Atendida exigência constitucional, o projeto deve ser protocolado junto à Secretaria-Geral da Mesa, obedecendo ao disposto no artigo 52 do Regimento Interno da Câmara dos Deputados. Os interessados devem acessar o formulário padronizado para a coleta das assinaturas. Já os diferentes modelos de propostas podem ser acessados neste link .
Entrega das assinaturas de apoio ao projeto de iniciativa popular da Lei da Ficha Limpa (foto: Luiz Alves/Câmara dos Deputados)

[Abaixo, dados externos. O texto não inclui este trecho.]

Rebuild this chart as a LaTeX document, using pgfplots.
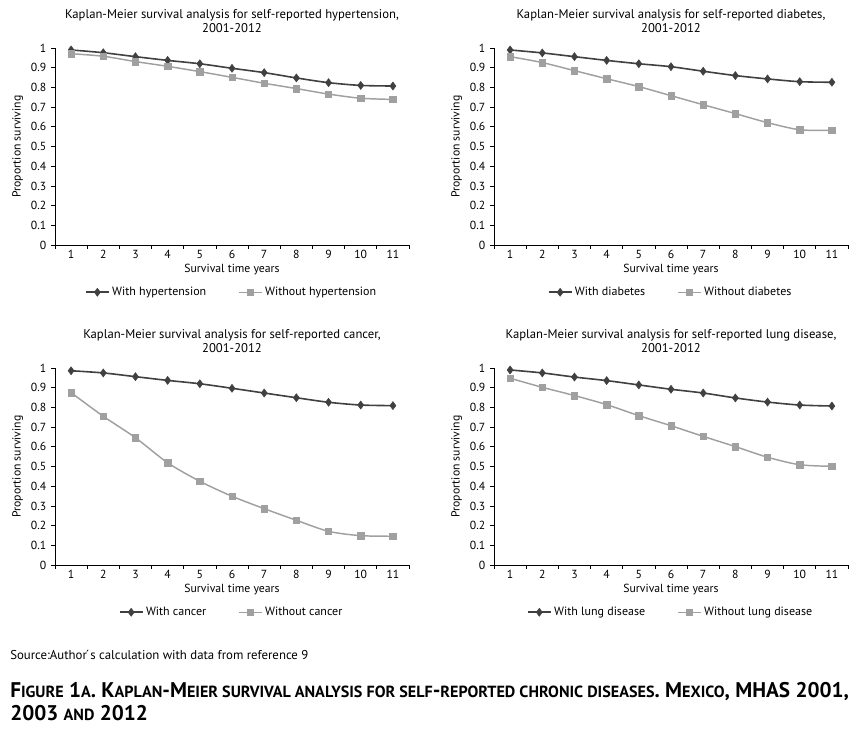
\documentclass[border=0pt]{standalone}
\usepackage{fontspec}
\setmainfont{PT Sans}
\usepackage{pgfplots}
\pgfplotsset{compat=1.18}

\definecolor{withc}{HTML}{404040}
\definecolor{withoutc}{HTML}{A0A0A0}

\newcommand\smc[1]{{\fontsize{12.1}{13}\selectfont #1}}
\newcommand\chartfont{\fontsize{8.8}{10.5}\selectfont}

\pgfplotsset{
  kmaxis/.style={
    scale only axis, width=265.5pt, height=147.75pt,
    anchor=south west,
    xmin=0.5, xmax=11.5, ymin=0, ymax=1,
    axis lines=left, axis line style={-, black, line width=0.6pt},
    xtick={1,2,3,4,5,6,7,8,9,10,11},
    major x tick style={draw=none},
    minor xtick={0.5,1.5,2.5,3.5,4.5,5.5,6.5,7.5,8.5,9.5,10.5,11.5},
    ytick={0,0.1,0.2,0.3,0.4,0.5,0.6,0.7,0.8,0.9,1},
    yticklabels={0,0.1,0.2,0.3,0.4,0.5,0.6,0.7,0.8,0.9,1},
    /pgf/number format/assume math mode=true,
    tick align=outside, major tick length=3pt, minor tick length=3pt,
    tick style={black, line width=0.5pt},
    tick label style={font=\chartfont},
    xticklabel style={yshift=2.5pt},
    title style={at={(axis description cs:0.5,1.096)}, anchor=center, align=center,
      font=\fontsize{9.5}{11}\selectfont},
    every axis x label/.style={at={(axis description cs:0.5,-0.125)}, anchor=center, font=\chartfont},
    every axis y label/.style={at={(axis description cs:-0.105,0.5)}, rotate=90, anchor=center, font=\chartfont},
    xlabel={Survival time years},
    ylabel={Proportion surviving},
    legend style={at={(axis description cs:0.5,-0.24)}, anchor=center, draw=none,
      font=\fontsize{9}{10.5}\selectfont,
      /tikz/every even column/.append style={column sep=22pt}},
    legend columns=2,
  },
  withline/.style={color=withc, line width=1.2pt, smooth, mark=diamond*, mark size=3pt,
    mark options={fill=withc, draw=withc, line width=0.4pt}},
  withoutline/.style={color=withoutc, line width=1.1pt, smooth, mark=square*, mark size=2.4pt,
    mark options={fill=withoutc, draw=withoutc, line width=0.4pt}},
}

\begin{document}
\begin{tikzpicture}
\path[use as bounding box] (0,0) rectangle (645.75pt,549pt);

% hypertension
\begin{axis}[kmaxis, at={(41.25pt,365.25pt)},
  title={Kaplan-Meier survival analysis for self-reported hypertension,\\2001-2012}]
\addplot[withline] coordinates {
  (1,0.990) (2,0.976) (3,0.956) (4,0.937) (5,0.920) (6,0.897)
  (7,0.875) (8,0.848) (9,0.824) (10,0.810) (11,0.807)};
\addplot[withoutline] coordinates {
  (1,0.971) (2,0.958) (3,0.931) (4,0.907) (5,0.880) (6,0.851)
  (7,0.821) (8,0.794) (9,0.766) (10,0.745) (11,0.739)};
\legend{With hypertension, Without hypertension}
\end{axis}

% diabetes
\begin{axis}[kmaxis, at={(370.5pt,365.25pt)},
  title={Kaplan-Meier survival analysis for self-reported diabetes,\\2001-2012}]
\addplot[withline] coordinates {
  (1,0.990) (2,0.975) (3,0.956) (4,0.937) (5,0.920) (6,0.905)
  (7,0.882) (8,0.860) (9,0.843) (10,0.829) (11,0.826)};
\addplot[withoutline] coordinates {
  (1,0.956) (2,0.926) (3,0.885) (4,0.844) (5,0.804) (6,0.758)
  (7,0.712) (8,0.667) (9,0.621) (10,0.585) (11,0.582)};
\legend{With diabetes, Without diabetes}
\end{axis}

% cancer
\begin{axis}[kmaxis, at={(41.25pt,125.25pt)},
  title={Kaplan-Meier survival analysis for self-reported cancer,\\2001-2012}]
\addplot[withline] coordinates {
  (1,0.986) (2,0.975) (3,0.956) (4,0.937) (5,0.920) (6,0.897)
  (7,0.873) (8,0.849) (9,0.826) (10,0.812) (11,0.809)};
\addplot[withoutline] coordinates {
  (1,0.875) (2,0.755) (3,0.646) (4,0.519) (5,0.425) (6,0.349)
  (7,0.286) (8,0.227) (9,0.171) (10,0.149) (11,0.146)};
\legend{With cancer, Without cancer}
\end{axis}

% lung disease
\begin{axis}[kmaxis, at={(370.5pt,125.25pt)},
  title={Kaplan-Meier survival analysis for self-reported lung disease,\\2001-2012}]
\addplot[withline] coordinates {
  (1,0.990) (2,0.975) (3,0.954) (4,0.936) (5,0.914) (6,0.892)
  (7,0.873) (8,0.848) (9,0.827) (10,0.812) (11,0.807)};
\addplot[withoutline] coordinates {
  (1,0.948) (2,0.902) (3,0.860) (4,0.814) (5,0.758) (6,0.707)
  (7,0.653) (8,0.601) (9,0.547) (10,0.509) (11,0.501)};
\legend{With lung disease, Without lung disease}
\end{axis}

\node[anchor=west, inner sep=0pt, font=\fontsize{9.6}{11}\selectfont]
  at (7.5pt,57.75pt) {Source:Author\'{}s calculation with data from reference 9};
\node[anchor=west, inner sep=0pt, font=\bfseries\fontsize{15.9}{17}\selectfont]
  at (7.5pt,30pt) {F\smc{IGURE} 1\smc{A}. K\smc{APLAN}-M\smc{EIER SURVIVAL ANALYSIS FOR SELF}-\smc{REPORTED CHRONIC DISEASES}. M\smc{EXICO}, MHAS 2001,};
\node[anchor=west, inner sep=0pt, font=\bfseries\fontsize{15.9}{17}\selectfont]
  at (7.5pt,14.25pt) {2003 \smc{AND} 2012};
\end{tikzpicture}
\end{document}
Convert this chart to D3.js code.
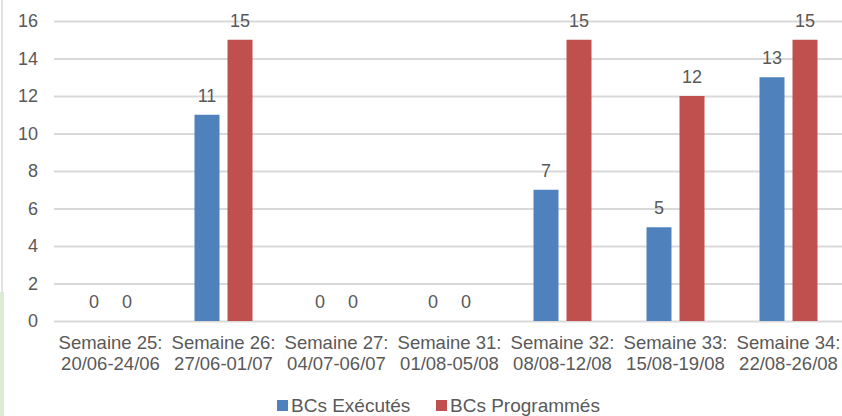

Roberto Ribeiro da Silva lembra que, por ser de difícil implementação, esses projetos de iniciativa popular foram pouco aproveitados ao longo da história brasileira. Por este motivo, o Congresso estabeleceu as comissões de legislação participativa. No Senado, as propostas podem ser enviadas por meio do portal e-Cidadania. Quando recebem 20 mil apoiamentos, elas são analisadas pela Comissão de Direitos Humanos e Legislação Participativa (CDH) e, se aprovadas pelos senadores, passam a tramitar como projetos de leis. Atualmente, há 93 ideias com mais de 20 mil apoios; 33 sugestões com parecer da CDH, e 10 ideias já convertidas em projetos de lei ou propostas de Emenda à Constituição.
Para apresentar uma sugestão no Senado, clique aqui e, depois, na aba “enviar proposta”.
— Essa é a forma mais prática criada pelo Senado para aproximar os brasileiros do processo legislativo, e a ferramenta mais fácil para que o cidadão apresente suas ideias perante o Parlamento — pontua.